TASK TO COMPLETE – Scan the material below for lines with the word "this" and report how many there are, with nothing added.
■ ■ ■ ■ ■
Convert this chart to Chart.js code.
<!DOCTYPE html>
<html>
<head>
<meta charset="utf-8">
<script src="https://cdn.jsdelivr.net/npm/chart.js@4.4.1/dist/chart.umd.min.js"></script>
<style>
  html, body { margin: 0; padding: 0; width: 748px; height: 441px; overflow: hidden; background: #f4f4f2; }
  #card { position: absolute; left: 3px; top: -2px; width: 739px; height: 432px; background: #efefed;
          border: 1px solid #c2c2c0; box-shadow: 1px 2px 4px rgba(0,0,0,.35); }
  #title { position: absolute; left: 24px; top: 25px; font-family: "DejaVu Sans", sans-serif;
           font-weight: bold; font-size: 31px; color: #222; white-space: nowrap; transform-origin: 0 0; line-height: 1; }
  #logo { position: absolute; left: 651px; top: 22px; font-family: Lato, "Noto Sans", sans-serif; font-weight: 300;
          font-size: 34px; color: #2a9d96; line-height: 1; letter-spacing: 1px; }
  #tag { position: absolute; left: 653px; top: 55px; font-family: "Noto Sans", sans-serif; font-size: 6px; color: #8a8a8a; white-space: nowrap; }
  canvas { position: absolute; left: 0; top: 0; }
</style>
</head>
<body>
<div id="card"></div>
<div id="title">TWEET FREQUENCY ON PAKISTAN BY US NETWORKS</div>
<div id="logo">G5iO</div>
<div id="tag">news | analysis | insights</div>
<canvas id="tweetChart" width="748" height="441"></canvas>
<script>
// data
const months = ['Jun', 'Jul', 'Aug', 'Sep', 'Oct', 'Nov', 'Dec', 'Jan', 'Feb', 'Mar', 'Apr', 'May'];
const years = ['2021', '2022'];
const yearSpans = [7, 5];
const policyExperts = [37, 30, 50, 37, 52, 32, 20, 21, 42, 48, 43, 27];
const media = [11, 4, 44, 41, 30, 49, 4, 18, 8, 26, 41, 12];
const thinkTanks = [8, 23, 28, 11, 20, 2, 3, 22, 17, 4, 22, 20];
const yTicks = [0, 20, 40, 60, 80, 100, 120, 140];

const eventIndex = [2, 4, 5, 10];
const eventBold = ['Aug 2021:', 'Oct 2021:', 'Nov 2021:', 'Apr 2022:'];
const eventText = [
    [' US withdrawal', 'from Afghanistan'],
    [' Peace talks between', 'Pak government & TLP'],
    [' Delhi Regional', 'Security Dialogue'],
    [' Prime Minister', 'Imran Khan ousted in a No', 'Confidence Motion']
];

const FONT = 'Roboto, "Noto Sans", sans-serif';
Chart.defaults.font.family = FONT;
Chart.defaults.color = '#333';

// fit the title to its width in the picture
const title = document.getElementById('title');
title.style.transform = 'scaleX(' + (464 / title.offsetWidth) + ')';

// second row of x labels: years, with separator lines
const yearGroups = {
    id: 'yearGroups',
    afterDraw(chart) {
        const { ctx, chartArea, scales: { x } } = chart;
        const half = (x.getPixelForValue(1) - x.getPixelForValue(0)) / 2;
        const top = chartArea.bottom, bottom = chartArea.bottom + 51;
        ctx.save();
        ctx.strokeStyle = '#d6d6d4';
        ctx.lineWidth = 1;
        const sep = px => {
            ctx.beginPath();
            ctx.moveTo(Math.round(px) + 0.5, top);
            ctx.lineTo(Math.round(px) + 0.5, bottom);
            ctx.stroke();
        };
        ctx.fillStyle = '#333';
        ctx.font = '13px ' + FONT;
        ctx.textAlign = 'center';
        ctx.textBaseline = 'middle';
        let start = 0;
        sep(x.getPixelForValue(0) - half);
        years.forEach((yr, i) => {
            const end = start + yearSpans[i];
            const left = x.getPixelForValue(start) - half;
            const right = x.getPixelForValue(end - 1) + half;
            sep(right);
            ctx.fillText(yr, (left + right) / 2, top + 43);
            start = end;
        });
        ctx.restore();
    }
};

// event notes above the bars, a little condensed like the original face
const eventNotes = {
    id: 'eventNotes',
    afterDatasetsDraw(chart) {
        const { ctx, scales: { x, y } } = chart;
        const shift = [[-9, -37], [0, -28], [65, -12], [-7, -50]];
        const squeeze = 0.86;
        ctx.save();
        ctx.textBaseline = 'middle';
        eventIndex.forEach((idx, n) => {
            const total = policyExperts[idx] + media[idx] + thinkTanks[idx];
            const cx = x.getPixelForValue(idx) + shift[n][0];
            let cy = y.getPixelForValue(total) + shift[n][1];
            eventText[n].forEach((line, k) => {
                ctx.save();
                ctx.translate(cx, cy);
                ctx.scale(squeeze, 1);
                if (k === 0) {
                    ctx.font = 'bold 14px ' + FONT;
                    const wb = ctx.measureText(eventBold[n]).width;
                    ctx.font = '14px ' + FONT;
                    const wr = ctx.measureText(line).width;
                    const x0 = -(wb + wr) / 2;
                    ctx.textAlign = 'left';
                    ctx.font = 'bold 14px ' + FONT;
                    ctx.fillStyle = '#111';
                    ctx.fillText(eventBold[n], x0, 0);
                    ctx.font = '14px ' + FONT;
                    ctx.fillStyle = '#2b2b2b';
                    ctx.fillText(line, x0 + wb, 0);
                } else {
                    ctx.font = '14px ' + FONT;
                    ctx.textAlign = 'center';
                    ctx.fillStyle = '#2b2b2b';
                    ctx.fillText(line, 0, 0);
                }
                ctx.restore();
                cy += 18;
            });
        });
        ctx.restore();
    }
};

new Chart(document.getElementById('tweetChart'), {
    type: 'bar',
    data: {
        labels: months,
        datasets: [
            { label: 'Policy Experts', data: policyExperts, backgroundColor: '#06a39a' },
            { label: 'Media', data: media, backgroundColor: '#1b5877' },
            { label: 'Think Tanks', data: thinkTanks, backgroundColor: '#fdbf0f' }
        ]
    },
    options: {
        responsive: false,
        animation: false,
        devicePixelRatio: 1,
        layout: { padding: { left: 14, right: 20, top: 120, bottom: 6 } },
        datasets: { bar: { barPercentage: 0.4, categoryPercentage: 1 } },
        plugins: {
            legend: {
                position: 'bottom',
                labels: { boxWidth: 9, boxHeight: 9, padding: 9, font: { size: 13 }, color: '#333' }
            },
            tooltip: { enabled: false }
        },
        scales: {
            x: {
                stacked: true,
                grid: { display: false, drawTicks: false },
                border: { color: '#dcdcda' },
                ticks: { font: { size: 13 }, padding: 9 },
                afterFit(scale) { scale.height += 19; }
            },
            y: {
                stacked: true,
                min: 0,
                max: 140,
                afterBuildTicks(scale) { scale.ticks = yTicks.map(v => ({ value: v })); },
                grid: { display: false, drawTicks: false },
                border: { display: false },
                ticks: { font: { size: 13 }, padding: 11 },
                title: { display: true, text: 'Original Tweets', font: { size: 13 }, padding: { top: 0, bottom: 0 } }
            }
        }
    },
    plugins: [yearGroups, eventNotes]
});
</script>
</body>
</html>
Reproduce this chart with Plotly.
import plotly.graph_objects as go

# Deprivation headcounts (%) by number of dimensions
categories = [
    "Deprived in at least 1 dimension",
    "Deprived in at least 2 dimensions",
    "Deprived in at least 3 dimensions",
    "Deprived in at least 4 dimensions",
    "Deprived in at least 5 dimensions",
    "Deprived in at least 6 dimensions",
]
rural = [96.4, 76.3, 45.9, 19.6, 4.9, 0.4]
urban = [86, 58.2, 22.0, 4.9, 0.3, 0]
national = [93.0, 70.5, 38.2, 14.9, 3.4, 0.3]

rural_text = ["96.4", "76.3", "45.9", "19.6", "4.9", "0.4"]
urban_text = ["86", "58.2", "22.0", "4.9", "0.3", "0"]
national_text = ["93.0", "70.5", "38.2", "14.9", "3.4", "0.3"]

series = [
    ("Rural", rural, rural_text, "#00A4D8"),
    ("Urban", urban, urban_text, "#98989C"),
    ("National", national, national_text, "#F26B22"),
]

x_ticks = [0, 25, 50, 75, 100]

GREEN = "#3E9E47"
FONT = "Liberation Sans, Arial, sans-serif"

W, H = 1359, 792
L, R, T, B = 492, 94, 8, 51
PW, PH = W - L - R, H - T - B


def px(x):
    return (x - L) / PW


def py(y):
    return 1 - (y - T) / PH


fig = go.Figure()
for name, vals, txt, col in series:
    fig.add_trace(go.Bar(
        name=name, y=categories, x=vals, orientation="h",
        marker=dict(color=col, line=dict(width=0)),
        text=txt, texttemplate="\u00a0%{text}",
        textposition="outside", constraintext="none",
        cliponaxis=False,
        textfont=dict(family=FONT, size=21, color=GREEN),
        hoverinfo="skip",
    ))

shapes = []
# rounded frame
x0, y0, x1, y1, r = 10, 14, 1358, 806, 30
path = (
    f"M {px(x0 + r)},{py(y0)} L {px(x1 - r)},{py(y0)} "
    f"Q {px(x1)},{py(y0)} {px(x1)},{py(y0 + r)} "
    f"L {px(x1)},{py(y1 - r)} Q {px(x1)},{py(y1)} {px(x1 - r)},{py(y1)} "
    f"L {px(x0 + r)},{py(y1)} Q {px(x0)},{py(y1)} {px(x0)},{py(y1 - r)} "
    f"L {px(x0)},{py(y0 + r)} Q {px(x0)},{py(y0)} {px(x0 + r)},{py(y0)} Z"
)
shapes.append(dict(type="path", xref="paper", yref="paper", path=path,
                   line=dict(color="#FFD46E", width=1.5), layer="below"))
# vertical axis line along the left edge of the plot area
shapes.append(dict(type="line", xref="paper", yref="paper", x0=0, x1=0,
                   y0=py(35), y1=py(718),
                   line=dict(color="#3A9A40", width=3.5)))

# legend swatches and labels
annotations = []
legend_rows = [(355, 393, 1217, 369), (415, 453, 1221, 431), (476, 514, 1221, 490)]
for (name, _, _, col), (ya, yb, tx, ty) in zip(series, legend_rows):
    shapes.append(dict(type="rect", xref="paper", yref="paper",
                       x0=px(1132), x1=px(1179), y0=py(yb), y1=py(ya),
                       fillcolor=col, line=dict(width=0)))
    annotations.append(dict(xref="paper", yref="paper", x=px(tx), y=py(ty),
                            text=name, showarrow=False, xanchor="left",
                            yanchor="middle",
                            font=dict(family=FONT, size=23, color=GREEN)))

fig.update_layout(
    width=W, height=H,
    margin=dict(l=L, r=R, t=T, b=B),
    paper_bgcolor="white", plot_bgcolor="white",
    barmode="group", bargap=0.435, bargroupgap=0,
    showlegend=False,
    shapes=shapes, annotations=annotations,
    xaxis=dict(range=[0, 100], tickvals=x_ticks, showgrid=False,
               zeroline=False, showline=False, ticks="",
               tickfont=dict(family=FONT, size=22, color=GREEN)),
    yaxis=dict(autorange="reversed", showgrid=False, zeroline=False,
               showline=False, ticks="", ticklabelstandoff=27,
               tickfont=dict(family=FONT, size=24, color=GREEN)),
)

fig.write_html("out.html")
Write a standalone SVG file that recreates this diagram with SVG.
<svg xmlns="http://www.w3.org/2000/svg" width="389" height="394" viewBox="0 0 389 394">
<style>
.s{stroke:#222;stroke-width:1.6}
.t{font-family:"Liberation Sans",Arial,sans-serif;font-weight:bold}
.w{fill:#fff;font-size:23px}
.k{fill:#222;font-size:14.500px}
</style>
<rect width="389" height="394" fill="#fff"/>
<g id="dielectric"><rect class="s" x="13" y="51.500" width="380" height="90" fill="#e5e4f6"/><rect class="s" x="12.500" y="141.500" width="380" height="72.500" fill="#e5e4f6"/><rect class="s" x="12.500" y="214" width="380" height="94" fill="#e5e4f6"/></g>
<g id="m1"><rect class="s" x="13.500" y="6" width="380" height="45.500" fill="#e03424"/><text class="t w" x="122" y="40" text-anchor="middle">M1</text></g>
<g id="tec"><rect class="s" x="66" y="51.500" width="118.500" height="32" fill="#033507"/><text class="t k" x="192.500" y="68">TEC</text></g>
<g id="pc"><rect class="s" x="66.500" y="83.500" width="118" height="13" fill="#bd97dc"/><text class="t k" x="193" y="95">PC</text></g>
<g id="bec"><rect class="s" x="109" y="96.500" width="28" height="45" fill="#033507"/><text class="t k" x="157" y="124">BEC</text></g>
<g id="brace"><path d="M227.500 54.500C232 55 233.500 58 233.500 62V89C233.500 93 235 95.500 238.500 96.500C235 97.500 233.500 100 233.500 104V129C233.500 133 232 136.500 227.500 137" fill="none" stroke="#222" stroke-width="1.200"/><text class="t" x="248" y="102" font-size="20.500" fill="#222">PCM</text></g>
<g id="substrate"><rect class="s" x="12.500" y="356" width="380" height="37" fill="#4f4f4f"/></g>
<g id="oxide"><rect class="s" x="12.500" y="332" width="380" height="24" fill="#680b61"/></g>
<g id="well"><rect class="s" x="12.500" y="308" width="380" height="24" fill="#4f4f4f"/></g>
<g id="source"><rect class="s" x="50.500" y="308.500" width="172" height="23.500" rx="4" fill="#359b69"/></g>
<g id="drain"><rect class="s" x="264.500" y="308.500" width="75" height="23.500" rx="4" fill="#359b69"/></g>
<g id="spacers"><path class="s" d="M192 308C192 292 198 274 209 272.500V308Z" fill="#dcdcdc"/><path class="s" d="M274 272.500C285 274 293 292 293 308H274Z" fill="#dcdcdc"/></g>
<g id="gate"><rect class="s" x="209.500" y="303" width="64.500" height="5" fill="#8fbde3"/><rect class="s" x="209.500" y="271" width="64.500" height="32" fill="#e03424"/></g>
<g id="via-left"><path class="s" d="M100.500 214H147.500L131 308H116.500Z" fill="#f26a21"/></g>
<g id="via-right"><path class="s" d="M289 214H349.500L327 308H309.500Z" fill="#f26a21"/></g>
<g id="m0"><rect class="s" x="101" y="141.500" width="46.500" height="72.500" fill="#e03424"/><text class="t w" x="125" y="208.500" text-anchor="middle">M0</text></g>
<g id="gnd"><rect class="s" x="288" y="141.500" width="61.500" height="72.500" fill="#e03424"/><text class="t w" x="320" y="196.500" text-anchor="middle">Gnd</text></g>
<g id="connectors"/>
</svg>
■ ■ ■ ■ ■
TASK ANSWER – 3